• [Dataset section]:

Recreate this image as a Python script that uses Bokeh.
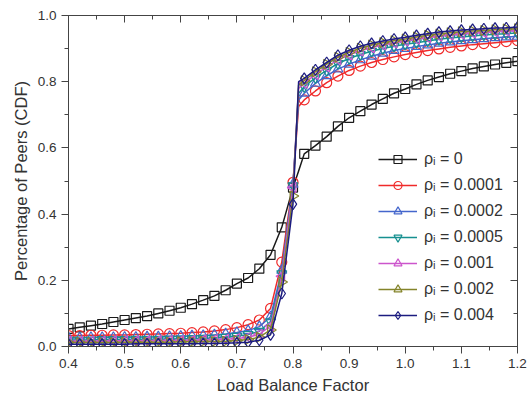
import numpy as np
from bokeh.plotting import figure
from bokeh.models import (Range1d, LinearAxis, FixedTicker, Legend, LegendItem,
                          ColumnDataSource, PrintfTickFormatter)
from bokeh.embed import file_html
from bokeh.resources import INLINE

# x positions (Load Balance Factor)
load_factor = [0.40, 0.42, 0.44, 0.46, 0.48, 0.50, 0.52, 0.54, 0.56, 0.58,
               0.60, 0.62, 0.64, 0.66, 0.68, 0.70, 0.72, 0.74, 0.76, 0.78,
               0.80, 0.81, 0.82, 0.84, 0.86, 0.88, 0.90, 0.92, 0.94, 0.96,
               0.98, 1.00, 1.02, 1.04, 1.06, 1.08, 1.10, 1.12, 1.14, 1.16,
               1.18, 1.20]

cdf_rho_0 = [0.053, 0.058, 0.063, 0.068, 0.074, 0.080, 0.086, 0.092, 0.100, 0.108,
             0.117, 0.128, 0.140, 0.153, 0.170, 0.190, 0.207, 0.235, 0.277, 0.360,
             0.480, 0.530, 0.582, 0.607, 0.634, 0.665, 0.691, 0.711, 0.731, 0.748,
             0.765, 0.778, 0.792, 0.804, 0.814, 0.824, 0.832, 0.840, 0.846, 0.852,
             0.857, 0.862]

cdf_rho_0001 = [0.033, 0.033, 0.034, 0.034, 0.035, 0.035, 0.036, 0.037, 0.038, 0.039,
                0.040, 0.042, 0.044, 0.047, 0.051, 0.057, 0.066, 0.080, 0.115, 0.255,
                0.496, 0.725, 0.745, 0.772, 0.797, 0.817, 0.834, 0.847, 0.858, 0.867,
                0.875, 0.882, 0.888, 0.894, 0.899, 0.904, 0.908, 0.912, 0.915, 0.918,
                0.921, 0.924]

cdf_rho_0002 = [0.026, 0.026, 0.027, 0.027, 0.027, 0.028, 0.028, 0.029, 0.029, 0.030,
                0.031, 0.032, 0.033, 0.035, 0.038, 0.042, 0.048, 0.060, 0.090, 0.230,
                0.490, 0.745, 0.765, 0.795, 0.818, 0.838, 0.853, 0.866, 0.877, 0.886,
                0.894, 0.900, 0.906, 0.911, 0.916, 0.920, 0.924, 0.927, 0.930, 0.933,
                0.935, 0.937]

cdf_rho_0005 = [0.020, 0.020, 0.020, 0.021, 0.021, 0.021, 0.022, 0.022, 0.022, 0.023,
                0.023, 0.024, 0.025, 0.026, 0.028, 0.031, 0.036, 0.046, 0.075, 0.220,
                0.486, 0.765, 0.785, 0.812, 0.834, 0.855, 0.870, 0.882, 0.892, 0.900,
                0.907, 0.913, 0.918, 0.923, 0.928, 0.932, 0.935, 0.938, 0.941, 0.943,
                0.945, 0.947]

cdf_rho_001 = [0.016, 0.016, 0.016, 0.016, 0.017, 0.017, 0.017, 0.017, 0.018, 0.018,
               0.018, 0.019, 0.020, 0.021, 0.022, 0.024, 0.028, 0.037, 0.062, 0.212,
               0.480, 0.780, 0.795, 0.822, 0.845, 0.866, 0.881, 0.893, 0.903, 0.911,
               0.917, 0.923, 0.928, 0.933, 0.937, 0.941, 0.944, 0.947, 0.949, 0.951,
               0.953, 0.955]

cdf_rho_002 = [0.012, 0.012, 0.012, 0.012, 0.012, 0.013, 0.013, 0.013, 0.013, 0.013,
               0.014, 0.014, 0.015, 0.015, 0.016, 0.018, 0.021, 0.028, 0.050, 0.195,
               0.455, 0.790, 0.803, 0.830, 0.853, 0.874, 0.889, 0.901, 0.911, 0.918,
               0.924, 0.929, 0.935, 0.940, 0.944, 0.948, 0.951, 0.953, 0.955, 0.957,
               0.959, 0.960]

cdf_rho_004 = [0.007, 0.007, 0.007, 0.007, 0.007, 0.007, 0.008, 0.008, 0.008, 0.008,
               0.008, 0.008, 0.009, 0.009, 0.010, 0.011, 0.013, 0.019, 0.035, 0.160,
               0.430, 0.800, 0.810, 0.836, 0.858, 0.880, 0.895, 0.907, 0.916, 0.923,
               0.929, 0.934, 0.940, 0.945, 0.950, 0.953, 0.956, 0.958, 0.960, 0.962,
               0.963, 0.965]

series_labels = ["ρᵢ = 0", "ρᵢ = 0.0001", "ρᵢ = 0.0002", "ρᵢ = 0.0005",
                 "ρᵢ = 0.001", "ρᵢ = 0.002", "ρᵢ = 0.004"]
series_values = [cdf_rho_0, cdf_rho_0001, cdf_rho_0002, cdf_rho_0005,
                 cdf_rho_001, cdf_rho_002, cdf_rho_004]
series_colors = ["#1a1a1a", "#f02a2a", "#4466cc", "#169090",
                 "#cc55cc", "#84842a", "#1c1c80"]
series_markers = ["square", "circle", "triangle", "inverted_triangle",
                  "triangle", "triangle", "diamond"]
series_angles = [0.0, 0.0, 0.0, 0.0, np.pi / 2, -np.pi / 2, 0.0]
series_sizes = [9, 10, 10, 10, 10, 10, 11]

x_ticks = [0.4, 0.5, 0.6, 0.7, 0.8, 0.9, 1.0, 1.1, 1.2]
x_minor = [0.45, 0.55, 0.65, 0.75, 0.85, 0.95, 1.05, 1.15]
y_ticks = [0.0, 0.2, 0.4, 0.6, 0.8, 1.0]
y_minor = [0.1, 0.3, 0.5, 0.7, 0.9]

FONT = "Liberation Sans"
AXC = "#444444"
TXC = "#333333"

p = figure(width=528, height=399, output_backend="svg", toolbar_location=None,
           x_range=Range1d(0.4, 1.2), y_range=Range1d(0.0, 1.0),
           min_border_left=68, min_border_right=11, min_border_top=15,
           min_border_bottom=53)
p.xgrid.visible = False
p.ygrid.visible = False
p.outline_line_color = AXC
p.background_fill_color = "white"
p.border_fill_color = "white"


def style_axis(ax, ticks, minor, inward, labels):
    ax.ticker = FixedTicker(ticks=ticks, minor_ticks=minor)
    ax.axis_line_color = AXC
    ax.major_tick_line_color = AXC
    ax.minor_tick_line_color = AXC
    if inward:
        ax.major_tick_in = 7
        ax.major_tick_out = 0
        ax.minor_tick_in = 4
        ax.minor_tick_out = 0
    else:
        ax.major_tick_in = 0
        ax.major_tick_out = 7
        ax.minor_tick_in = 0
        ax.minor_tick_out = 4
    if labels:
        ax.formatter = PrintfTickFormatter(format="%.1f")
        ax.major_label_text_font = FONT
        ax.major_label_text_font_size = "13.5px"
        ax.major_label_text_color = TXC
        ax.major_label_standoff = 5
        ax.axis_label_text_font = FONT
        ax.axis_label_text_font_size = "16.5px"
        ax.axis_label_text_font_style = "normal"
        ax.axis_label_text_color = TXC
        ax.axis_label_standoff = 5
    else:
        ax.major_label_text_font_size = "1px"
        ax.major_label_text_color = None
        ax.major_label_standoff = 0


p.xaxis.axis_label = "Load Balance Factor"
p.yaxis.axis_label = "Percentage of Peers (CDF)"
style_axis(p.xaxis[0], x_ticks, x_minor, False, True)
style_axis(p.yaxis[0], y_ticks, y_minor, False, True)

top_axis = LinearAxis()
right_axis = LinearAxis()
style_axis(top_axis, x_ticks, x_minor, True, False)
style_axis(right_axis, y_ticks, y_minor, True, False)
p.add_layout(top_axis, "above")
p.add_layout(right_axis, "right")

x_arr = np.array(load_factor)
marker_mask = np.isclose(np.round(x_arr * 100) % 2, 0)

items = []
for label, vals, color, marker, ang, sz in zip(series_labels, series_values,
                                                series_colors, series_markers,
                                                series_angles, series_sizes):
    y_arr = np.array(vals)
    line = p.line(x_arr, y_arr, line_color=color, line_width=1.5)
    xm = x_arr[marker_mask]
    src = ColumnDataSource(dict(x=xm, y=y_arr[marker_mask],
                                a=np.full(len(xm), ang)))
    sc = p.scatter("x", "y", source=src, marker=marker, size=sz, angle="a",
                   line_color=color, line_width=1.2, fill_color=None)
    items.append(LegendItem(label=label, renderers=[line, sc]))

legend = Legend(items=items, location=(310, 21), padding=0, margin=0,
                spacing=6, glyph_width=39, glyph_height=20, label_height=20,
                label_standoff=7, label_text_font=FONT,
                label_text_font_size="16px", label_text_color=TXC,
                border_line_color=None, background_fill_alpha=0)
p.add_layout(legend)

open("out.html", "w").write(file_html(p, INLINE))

• [Exercise task]:
From the opening line of the listing above through the line bearing "from bokeh.resources import INLINE", repeat each line exactly. Drop every picture.

• [Response to this task]:
Recreate this image as a Python script that uses Bokeh.
import numpy as np
from bokeh.plotting import figure
from bokeh.models import (Range1d, LinearAxis, FixedTicker, Legend, LegendItem,
                          ColumnDataSource, PrintfTickFormatter)
from bokeh.embed import file_html
from bokeh.resources import INLINE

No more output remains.